Though we've been saying it since the divorce, it seems the jury of public opinion, expedited by the Internet, is out for good: McCourt is a complete joke. And a broke one at that — a few of his employees' paychecks bounced today.

As we saw with Weiner, there's only so long a walking, talking meme can cling to his throne before the commoners raid the castle.

A crisis-management firm told the Weekly earlier this week that if McCourt wanted to bounce back from his bankruptcy filing, he was going to have to let Angelenos know the team was OK — to reassure them they could still buy their Dodger Dogs, that their parking passes still worked. But McCourt, internally tangled in his mess of legal business, did no such thing. In fact, he didn't even look up.

NBC LA reports that Venice resident Jon Moore, a lifelong Dodgers diehard, has already sold 50 of his “Frankrupt” T-shirts after debuting them yesterday. Ten different models come printed with the best word mashup since Carmageddon, scrawled in classic Dodgers font. We wouldn't be surprised if half the stadium is wearing 'em come gametime.

Shirts and sweatshirts range from $25 to $35. Worth it.; Credit: frankrupt.com

Shirts and sweatshirts range from $25 to $35. Worth it.; Credit: frankrupt.com

“I just want to see the Dodgers back to what they used to be — to what they should be,” Moore told NBC.

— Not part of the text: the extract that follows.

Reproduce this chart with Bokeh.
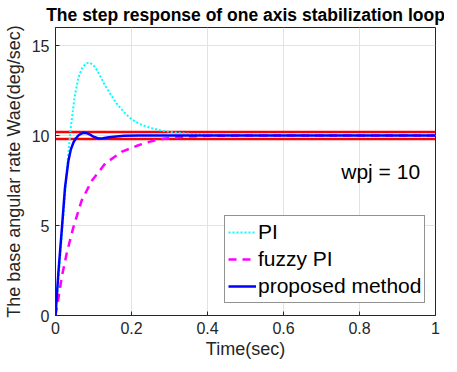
from bokeh.plotting import figure
from bokeh.models import (Range1d, FixedTicker, CustomJSTickFormatter, Legend, LegendItem,
                          Label)
from bokeh.embed import file_html
from bokeh.resources import INLINE

# ---- data ----
pi_t = [0, 0.01, 0.02, 0.03, 0.04, 0.05, 0.06, 0.07, 0.08, 0.09, 0.10, 0.11, 0.12, 0.13,
        0.14, 0.16, 0.18, 0.20, 0.22, 0.25, 0.28, 0.32, 0.36, 0.40, 0.50, 0.60, 1.0]
pi_y = [0, 2.6, 5.4, 8.1, 10.4, 12.1, 13.2, 13.75, 14.0, 14.05, 13.9, 13.6, 13.2, 12.8,
        12.45, 11.8, 11.3, 10.9, 10.65, 10.42, 10.27, 10.15, 10.08, 10.04, 10.01, 10.0, 10.0]

fuzzy_t = [0, 0.005, 0.017, 0.03, 0.047, 0.069, 0.096, 0.131, 0.175, 0.218, 0.262, 0.30,
           0.35, 0.40, 0.50, 1.0]
fuzzy_y = [0, 0.6, 2.2, 3.5, 4.9, 6.4, 7.5, 8.45, 9.1, 9.46, 9.74, 9.87,
           9.95, 9.98, 10.0, 10.0]

prop_t = [0, 0.008, 0.017, 0.025, 0.034, 0.04, 0.047, 0.054, 0.06, 0.067, 0.074, 0.082,
          0.09, 0.10, 0.113, 0.125, 0.14, 0.16, 0.18, 0.22, 0.30, 1.0]
prop_y = [0, 2.5, 4.9, 7.1, 8.6, 9.2, 9.6, 9.85, 10.0, 10.1, 10.15, 10.13,
          10.06, 9.93, 9.84, 9.85, 9.9, 9.95, 9.98, 10.0, 10.0, 10.0]

band_t = [0, 1]
band_upper = [10.2, 10.2]
band_lower = [9.8, 9.8]

x_ticks = [0, 0.2, 0.4, 0.6, 0.8, 1]
y_ticks = [0, 5, 10, 15]

series_names = ["PI", "fuzzy PI", "proposed method"]
note_text = "wpj = 10"

FONT = "Liberation Sans"
DARK = "#262626"

p = figure(frame_width=380, frame_height=288, output_backend="svg", toolbar_location=None,
           x_range=Range1d(0, 1), y_range=Range1d(0, 16),
           min_border_left=52, min_border_right=9, min_border_top=25, min_border_bottom=46)

p.title.text = "The step response of one axis stabilization loop"
p.title.text_font = FONT
p.title.text_font_size = "17.5px"
p.title.text_font_style = "bold"
p.title.text_color = "#000000"
p.title.align = "center"
p.title.standoff = 5
p.title.offset = 0

p.outline_line_color = DARK
p.outline_line_width = 1
p.background_fill_color = "white"
p.border_fill_color = "white"

for ax in (p.xaxis[0], p.yaxis[0]):
    ax.major_tick_in = 4
    ax.major_tick_out = 0
    ax.minor_tick_line_color = None
    ax.axis_line_color = DARK
    ax.major_tick_line_color = DARK
    ax.major_label_text_font = FONT
    ax.major_label_text_font_size = "16px"
    ax.major_label_text_color = DARK
    ax.axis_label_text_font = FONT
    ax.axis_label_text_font_size = "18px"
    ax.axis_label_text_font_style = "normal"
    ax.axis_label_text_color = DARK

p.xaxis.ticker = FixedTicker(ticks=x_ticks)
p.yaxis.ticker = FixedTicker(ticks=y_ticks)
p.xaxis.formatter = CustomJSTickFormatter(code="return String(tick)")
p.yaxis.formatter = CustomJSTickFormatter(code="return String(tick)")
p.xaxis.axis_label = "Time(sec)"
p.yaxis.axis_label = "The base angular rate Wae(deg/sec)"
p.xaxis.major_label_standoff = 6
p.yaxis.major_label_standoff = 6
p.xaxis.axis_label_standoff = 2
p.yaxis.axis_label_standoff = 5

p.xgrid.ticker = FixedTicker(ticks=x_ticks)
p.ygrid.ticker = FixedTicker(ticks=y_ticks)
p.grid.grid_line_color = "#e3e3e3"
p.grid.grid_line_width = 1

# band lines
p.line(band_t, band_upper, line_color="#ff0000", line_width=2.5)
p.line(band_t, band_lower, line_color="#ff0000", line_width=2.5)

r_pi = p.line(pi_t, pi_y, line_color="#00ffff", line_width=2, line_dash="2 2")
r_fz = p.line(fuzzy_t, fuzzy_y, line_color="#ff00ff", line_width=2.5, line_dash="8 6")
r_pr = p.line(prop_t, prop_y, line_color="#0000ff", line_width=2.5)

legend = Legend(items=[LegendItem(label=series_names[0], renderers=[r_pi]),
                       LegendItem(label=series_names[1], renderers=[r_fz]),
                       LegendItem(label=series_names[2], renderers=[r_pr])],
                location=(169, 12))
legend.label_text_font = FONT
legend.label_text_font_size = "21px"
legend.label_text_color = "#000000"
legend.glyph_width = 28
legend.glyph_height = 20
legend.label_height = 26
legend.label_standoff = 2
legend.spacing = 1
legend.padding = 3
legend.margin = 0
legend.border_line_color = DARK
legend.border_line_width = 1
legend.background_fill_color = "white"
legend.background_fill_alpha = 1
p.add_layout(legend, "center")

p.add_layout(Label(x=0.752, y=8.0, text=note_text, text_font=FONT, text_font_size="21px",
                   text_color="#000000", text_baseline="alphabetic"))

open("out.html", "w").write(file_html(p, INLINE))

His dream is about to come true. The Dodgers have nothing to lose, besides a couple days without beer money, and they're doing anything but losing on the field; McCourt, on the other hand, has everything to lose.

A Los Angeles Times columnist said it well (if a bit heavy on the paralellist cheese) this week:

The Dodgers are not broke. It is Frank McCourt who is broke. His schemes are broke. His understanding of this franchise is broke. His ties to Los Angeles are broke.

The Dodgers are not broke. The Dodgers are bigger than broke. The Dodgers pulse too deeply through a city's soul to ever be broke.

Goodbye, Frank. Not very nice knowing you. Now could you just make this easier on everyone, and give the MLB their fastest-rising champions back?